* begin Input data *

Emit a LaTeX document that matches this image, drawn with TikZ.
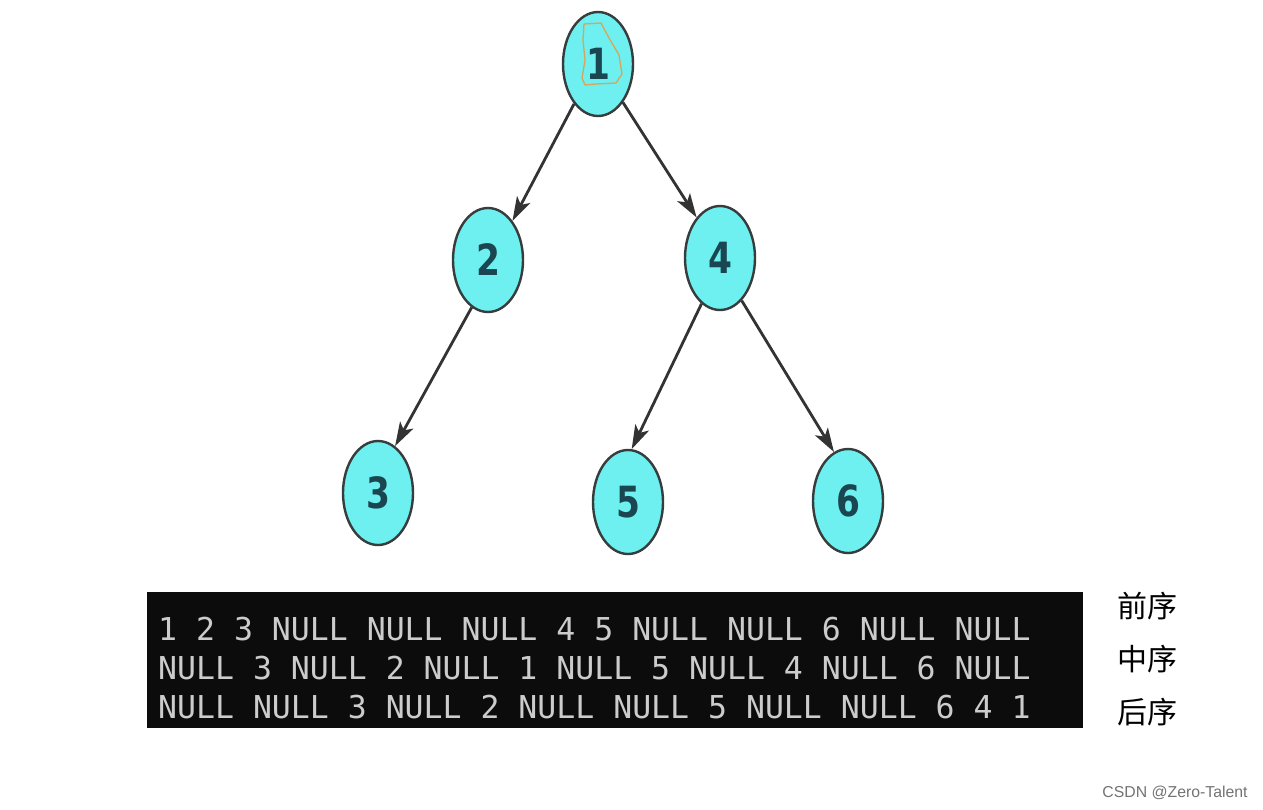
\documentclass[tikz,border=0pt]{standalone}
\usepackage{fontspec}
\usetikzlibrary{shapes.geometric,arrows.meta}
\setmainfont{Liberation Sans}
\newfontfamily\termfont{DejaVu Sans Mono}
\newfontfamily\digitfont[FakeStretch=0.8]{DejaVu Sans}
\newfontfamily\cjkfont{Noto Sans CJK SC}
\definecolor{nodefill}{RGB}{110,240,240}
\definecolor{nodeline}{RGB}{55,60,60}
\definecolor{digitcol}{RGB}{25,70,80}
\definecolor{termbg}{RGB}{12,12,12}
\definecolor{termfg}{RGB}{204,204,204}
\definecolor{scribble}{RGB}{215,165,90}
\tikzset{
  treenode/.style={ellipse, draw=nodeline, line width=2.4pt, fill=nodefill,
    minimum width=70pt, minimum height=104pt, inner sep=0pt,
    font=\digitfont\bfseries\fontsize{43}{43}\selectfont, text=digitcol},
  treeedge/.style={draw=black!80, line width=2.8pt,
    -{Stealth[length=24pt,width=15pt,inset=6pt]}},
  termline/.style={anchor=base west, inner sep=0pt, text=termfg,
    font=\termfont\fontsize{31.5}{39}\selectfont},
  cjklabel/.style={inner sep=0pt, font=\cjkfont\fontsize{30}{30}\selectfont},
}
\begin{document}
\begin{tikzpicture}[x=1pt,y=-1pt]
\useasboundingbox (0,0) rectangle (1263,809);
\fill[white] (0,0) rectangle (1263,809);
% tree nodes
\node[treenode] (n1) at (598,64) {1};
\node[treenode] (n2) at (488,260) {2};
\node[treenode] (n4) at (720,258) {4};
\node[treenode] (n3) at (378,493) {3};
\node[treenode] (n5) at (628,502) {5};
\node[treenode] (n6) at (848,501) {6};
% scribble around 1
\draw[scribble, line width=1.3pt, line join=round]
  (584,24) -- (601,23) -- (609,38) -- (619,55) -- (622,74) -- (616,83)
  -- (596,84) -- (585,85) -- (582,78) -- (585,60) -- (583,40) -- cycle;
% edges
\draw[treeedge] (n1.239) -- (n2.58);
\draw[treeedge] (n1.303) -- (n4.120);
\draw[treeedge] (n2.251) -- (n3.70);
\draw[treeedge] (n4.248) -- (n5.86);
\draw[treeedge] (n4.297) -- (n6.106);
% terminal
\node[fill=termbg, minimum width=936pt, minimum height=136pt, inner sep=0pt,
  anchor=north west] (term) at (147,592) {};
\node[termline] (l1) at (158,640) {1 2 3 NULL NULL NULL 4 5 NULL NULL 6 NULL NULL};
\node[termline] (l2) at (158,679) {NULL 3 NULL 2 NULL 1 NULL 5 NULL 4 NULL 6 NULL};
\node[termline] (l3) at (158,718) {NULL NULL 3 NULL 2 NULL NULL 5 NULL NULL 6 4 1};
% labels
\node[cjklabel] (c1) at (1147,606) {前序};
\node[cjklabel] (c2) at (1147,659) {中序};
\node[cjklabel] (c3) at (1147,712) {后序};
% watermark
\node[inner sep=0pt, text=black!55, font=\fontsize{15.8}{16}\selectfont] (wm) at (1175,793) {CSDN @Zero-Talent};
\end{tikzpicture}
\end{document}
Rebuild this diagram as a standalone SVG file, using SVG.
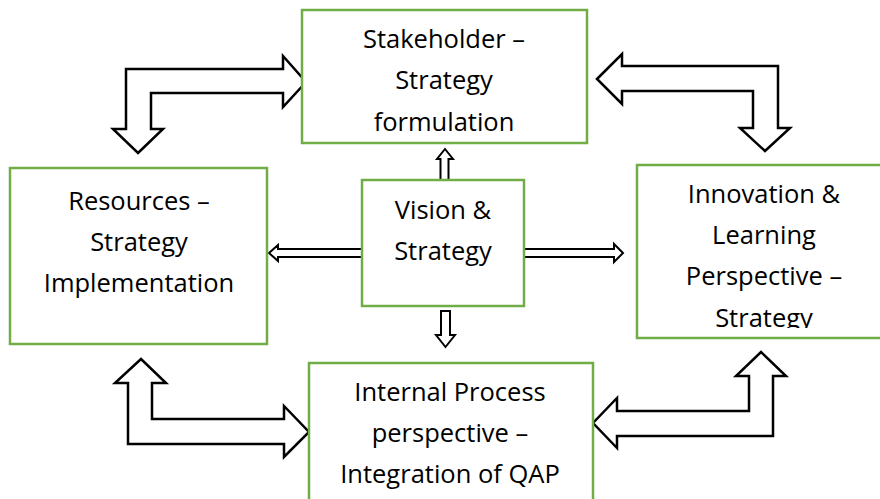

* end Input data *

Pull out every line of the records above that contains the word "standalone".

\documentclass[tikz,border=0pt]{standalone}
Rebuild this diagram as a standalone SVG file, using SVG.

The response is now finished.